**DIRECTIONS**
Retype exactly the lines from the line containing "Generate a Python" through the line containing "ax = fig.add_axes([0.1487, 0.0686, 0.8092, 0.889])", both included, and nothing more; skip the pictures.
━━ LISTED ENTRIES
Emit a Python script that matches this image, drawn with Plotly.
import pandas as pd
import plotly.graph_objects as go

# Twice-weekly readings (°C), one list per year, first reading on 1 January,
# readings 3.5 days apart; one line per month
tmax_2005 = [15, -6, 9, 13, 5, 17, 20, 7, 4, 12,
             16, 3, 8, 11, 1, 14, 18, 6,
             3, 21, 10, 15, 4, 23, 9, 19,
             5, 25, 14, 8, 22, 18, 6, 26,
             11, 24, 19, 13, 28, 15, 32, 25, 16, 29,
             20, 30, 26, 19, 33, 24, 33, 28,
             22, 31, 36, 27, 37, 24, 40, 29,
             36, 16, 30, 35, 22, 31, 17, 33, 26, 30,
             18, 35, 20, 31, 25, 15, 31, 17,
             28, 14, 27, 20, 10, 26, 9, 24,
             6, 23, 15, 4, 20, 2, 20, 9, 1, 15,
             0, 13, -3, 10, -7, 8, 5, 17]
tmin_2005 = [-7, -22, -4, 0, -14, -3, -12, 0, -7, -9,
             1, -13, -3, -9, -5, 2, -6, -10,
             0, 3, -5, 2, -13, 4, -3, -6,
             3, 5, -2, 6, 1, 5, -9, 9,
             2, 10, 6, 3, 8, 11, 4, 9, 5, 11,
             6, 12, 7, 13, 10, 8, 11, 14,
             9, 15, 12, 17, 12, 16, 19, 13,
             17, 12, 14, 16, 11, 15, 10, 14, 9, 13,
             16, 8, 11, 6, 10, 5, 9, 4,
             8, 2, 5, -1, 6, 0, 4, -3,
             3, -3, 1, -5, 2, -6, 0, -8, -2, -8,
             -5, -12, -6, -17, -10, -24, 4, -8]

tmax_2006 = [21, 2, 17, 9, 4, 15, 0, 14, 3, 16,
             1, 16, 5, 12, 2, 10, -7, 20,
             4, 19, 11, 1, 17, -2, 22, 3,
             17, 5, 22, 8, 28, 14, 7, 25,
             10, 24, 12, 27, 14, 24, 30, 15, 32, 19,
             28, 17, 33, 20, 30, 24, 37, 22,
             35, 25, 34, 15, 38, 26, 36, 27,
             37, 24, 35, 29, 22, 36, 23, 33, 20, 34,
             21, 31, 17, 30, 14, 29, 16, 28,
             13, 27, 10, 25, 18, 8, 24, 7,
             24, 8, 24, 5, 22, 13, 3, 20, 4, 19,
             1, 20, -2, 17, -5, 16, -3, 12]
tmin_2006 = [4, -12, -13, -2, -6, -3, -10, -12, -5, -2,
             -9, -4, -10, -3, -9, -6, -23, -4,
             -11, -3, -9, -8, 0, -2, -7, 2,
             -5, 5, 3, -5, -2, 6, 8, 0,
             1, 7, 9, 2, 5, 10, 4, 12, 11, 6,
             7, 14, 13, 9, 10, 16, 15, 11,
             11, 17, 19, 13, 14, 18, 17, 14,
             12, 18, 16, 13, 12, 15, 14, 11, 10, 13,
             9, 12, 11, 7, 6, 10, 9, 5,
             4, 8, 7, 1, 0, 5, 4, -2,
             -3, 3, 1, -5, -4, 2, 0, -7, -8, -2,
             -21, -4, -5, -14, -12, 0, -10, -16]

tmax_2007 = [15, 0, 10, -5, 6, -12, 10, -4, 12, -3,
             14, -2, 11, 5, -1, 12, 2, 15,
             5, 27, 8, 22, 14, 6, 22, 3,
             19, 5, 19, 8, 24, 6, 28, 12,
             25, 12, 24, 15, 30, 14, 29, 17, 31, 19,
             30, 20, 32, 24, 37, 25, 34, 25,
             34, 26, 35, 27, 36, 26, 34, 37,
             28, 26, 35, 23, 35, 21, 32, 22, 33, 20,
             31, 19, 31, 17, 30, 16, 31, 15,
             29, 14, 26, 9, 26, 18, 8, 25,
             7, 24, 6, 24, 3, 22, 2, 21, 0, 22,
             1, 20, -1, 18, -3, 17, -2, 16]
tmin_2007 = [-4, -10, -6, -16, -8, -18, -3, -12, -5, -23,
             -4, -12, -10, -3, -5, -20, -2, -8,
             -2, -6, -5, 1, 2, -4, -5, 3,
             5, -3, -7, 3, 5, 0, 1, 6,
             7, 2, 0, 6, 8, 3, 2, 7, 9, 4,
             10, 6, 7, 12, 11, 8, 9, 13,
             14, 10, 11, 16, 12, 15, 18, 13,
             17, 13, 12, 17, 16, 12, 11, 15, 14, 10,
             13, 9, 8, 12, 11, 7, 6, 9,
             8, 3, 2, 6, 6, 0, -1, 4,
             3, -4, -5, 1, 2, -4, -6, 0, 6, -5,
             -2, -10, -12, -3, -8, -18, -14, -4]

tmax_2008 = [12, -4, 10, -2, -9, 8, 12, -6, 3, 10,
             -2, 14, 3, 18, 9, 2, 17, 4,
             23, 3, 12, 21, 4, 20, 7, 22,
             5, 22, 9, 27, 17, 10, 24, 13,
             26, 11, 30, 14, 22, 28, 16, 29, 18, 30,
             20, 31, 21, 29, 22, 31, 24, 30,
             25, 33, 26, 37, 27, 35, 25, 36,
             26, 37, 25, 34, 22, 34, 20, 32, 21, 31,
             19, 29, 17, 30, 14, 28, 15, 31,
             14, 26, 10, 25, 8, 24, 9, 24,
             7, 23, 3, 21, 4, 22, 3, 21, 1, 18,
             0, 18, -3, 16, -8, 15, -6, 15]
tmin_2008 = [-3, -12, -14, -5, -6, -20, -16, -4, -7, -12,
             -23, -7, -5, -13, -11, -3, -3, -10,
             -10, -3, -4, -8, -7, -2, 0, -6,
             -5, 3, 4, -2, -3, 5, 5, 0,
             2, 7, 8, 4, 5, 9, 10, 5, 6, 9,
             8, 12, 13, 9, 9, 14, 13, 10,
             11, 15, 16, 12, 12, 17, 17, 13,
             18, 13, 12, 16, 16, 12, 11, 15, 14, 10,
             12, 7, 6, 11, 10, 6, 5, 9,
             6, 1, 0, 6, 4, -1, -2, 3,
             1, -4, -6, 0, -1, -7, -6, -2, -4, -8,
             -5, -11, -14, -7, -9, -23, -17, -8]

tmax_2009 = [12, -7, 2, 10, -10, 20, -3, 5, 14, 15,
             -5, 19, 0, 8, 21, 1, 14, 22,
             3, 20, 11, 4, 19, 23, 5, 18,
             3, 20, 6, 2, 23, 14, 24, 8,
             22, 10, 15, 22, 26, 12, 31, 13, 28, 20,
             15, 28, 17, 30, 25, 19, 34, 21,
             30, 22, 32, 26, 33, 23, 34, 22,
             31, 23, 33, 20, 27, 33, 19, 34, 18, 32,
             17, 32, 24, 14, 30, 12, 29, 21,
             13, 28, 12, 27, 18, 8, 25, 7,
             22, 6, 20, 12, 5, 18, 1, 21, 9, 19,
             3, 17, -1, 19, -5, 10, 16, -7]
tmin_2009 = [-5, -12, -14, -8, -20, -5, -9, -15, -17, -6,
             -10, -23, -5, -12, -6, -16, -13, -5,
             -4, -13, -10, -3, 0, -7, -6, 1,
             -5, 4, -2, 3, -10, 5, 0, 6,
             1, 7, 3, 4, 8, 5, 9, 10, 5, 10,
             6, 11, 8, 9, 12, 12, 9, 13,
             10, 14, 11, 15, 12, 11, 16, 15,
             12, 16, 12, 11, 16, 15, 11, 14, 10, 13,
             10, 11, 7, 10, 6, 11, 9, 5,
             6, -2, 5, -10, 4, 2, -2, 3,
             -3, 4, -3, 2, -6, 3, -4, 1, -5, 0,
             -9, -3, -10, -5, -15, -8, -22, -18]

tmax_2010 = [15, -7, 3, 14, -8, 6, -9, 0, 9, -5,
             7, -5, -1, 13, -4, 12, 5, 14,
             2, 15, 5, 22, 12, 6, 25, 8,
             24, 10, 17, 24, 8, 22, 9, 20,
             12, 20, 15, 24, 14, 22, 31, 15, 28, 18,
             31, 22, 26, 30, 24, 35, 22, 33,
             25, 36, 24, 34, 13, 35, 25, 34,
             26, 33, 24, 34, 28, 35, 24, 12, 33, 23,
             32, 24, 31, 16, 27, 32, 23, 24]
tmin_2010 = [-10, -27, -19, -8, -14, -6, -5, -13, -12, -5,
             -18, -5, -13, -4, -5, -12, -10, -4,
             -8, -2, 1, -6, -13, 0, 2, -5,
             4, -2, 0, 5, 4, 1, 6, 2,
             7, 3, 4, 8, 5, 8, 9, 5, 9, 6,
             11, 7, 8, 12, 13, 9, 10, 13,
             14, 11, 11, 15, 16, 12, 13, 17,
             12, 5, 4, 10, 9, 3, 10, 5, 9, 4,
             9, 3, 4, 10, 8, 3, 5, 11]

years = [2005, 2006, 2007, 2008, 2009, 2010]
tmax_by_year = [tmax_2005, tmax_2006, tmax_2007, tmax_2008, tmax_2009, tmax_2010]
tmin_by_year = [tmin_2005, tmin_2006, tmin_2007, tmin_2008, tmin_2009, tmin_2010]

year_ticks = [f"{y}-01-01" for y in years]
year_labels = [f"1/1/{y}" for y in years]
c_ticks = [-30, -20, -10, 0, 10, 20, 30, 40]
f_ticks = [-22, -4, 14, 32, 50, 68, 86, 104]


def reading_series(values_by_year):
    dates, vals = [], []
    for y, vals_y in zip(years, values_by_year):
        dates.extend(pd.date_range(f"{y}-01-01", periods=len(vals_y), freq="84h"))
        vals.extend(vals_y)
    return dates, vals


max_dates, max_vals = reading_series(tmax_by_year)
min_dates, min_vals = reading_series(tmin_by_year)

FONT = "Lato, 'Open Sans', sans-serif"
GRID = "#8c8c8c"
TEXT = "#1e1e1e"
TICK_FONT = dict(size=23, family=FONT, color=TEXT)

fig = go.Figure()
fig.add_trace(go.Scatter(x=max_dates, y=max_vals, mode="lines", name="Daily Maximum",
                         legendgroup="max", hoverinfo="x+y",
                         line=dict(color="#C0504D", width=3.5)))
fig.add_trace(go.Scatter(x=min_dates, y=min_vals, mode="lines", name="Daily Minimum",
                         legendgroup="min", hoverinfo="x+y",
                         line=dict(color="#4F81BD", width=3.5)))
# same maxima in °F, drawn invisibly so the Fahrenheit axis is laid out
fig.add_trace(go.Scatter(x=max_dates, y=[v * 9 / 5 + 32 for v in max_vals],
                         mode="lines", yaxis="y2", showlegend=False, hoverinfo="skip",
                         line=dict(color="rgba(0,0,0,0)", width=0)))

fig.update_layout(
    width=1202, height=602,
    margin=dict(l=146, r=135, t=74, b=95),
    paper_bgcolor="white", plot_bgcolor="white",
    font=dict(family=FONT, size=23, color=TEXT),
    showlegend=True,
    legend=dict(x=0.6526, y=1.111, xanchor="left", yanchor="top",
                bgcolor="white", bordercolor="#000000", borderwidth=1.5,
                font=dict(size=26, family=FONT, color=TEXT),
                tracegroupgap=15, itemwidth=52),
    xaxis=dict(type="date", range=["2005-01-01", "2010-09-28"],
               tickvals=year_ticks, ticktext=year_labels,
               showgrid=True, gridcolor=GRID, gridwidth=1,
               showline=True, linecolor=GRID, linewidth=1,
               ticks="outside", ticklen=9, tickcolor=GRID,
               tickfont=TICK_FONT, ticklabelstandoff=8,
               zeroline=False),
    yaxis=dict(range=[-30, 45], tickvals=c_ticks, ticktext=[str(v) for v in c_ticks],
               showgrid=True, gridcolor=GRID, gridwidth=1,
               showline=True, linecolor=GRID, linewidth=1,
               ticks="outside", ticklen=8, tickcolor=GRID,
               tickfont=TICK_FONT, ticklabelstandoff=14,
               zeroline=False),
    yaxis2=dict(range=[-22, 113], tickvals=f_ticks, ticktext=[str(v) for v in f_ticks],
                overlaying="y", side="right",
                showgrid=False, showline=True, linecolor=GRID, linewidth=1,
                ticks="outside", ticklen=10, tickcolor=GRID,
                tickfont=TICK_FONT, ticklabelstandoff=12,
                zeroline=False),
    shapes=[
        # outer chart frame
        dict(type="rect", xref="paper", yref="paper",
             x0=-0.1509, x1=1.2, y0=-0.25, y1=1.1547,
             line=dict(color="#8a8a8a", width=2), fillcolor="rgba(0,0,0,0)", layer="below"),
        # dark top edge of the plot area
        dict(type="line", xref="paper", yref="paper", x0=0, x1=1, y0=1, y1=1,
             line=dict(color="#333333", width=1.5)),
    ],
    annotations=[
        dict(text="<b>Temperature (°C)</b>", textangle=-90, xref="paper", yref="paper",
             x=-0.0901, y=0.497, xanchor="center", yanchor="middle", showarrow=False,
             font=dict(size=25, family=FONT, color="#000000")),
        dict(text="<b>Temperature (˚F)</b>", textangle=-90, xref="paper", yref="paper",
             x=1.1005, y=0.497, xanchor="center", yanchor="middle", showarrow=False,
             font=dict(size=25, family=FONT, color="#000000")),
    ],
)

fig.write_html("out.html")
━━━━
━━ LISTED ENTRIES
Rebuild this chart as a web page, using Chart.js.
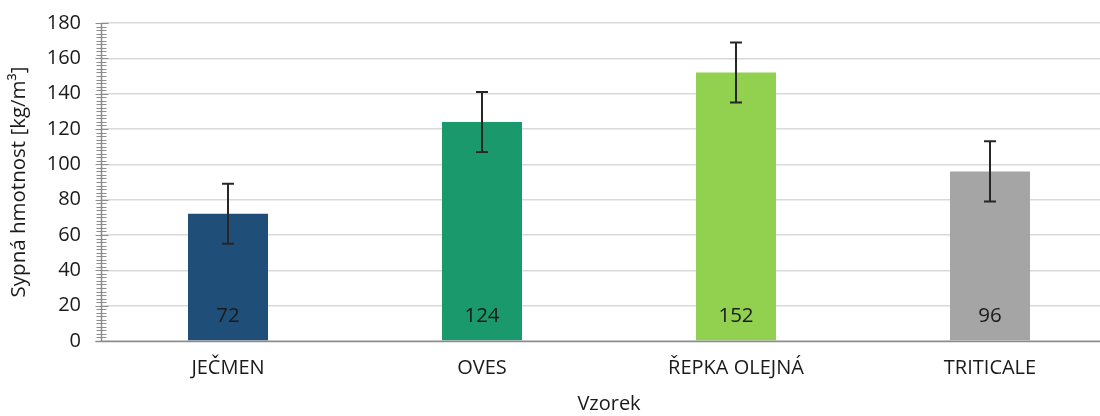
━━━━
━━ LISTED ENTRIES
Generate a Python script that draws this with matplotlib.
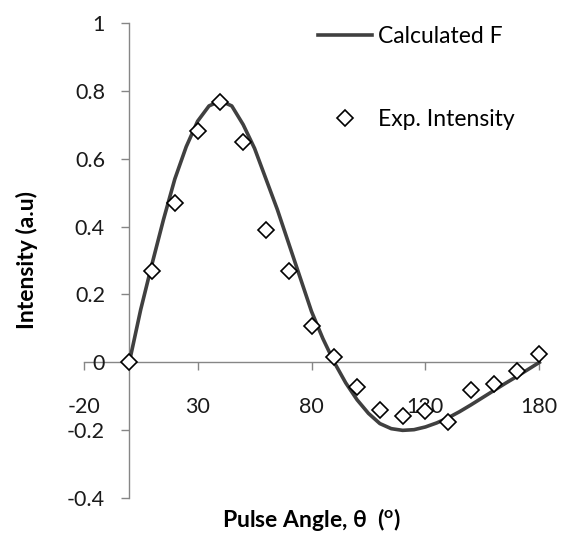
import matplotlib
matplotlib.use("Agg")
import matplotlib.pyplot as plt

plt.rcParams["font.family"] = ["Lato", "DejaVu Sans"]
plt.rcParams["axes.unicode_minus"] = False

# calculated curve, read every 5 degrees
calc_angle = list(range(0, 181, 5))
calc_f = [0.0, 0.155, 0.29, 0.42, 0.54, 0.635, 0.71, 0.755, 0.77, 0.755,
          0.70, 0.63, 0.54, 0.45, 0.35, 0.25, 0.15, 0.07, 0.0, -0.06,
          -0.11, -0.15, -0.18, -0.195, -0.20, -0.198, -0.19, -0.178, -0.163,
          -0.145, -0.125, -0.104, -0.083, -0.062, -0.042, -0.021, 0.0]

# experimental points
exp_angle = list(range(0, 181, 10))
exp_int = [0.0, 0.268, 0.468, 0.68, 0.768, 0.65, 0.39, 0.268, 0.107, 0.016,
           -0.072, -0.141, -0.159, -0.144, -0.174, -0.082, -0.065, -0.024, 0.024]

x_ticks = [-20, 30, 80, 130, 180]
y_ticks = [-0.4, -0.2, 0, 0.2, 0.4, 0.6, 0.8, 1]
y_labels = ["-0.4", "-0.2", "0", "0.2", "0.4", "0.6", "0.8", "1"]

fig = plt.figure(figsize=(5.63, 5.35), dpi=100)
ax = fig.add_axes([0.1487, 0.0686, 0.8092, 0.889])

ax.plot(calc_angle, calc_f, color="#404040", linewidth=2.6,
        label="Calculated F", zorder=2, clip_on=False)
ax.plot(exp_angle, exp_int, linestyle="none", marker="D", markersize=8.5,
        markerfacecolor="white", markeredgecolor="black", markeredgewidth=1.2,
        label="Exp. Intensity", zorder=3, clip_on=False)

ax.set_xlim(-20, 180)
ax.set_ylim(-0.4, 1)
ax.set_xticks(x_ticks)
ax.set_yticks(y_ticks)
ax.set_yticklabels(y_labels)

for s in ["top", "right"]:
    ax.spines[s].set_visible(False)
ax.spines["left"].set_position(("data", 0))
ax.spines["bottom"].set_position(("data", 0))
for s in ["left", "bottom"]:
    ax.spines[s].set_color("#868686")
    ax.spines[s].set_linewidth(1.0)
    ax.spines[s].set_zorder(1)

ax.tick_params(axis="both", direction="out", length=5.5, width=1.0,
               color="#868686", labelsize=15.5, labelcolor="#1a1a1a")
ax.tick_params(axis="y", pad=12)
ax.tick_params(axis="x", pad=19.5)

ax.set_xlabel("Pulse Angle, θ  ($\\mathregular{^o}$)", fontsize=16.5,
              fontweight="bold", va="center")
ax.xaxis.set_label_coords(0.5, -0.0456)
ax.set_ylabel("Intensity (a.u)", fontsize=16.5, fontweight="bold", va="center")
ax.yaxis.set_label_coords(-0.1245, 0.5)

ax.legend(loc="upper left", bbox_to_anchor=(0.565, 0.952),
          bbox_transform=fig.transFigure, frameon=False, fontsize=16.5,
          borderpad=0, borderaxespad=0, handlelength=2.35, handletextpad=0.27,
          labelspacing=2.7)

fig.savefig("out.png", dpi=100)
━━━━
**EXERCISE ANSWER**
Generate a Python script that draws this with matplotlib.
import matplotlib
matplotlib.use("Agg")
import matplotlib.pyplot as plt

plt.rcParams["font.family"] = ["Lato", "DejaVu Sans"]
plt.rcParams["axes.unicode_minus"] = False

# calculated curve, read every 5 degrees
calc_angle = list(range(0, 181, 5))
calc_f = [0.0, 0.155, 0.29, 0.42, 0.54, 0.635, 0.71, 0.755, 0.77, 0.755,
          0.70, 0.63, 0.54, 0.45, 0.35, 0.25, 0.15, 0.07, 0.0, -0.06,
          -0.11, -0.15, -0.18, -0.195, -0.20, -0.198, -0.19, -0.178, -0.163,
          -0.145, -0.125, -0.104, -0.083, -0.062, -0.042, -0.021, 0.0]

# experimental points
exp_angle = list(range(0, 181, 10))
exp_int = [0.0, 0.268, 0.468, 0.68, 0.768, 0.65, 0.39, 0.268, 0.107, 0.016,
           -0.072, -0.141, -0.159, -0.144, -0.174, -0.082, -0.065, -0.024, 0.024]

x_ticks = [-20, 30, 80, 130, 180]
y_ticks = [-0.4, -0.2, 0, 0.2, 0.4, 0.6, 0.8, 1]
y_labels = ["-0.4", "-0.2", "0", "0.2", "0.4", "0.6", "0.8", "1"]

fig = plt.figure(figsize=(5.63, 5.35), dpi=100)
ax = fig.add_axes([0.1487, 0.0686, 0.8092, 0.889])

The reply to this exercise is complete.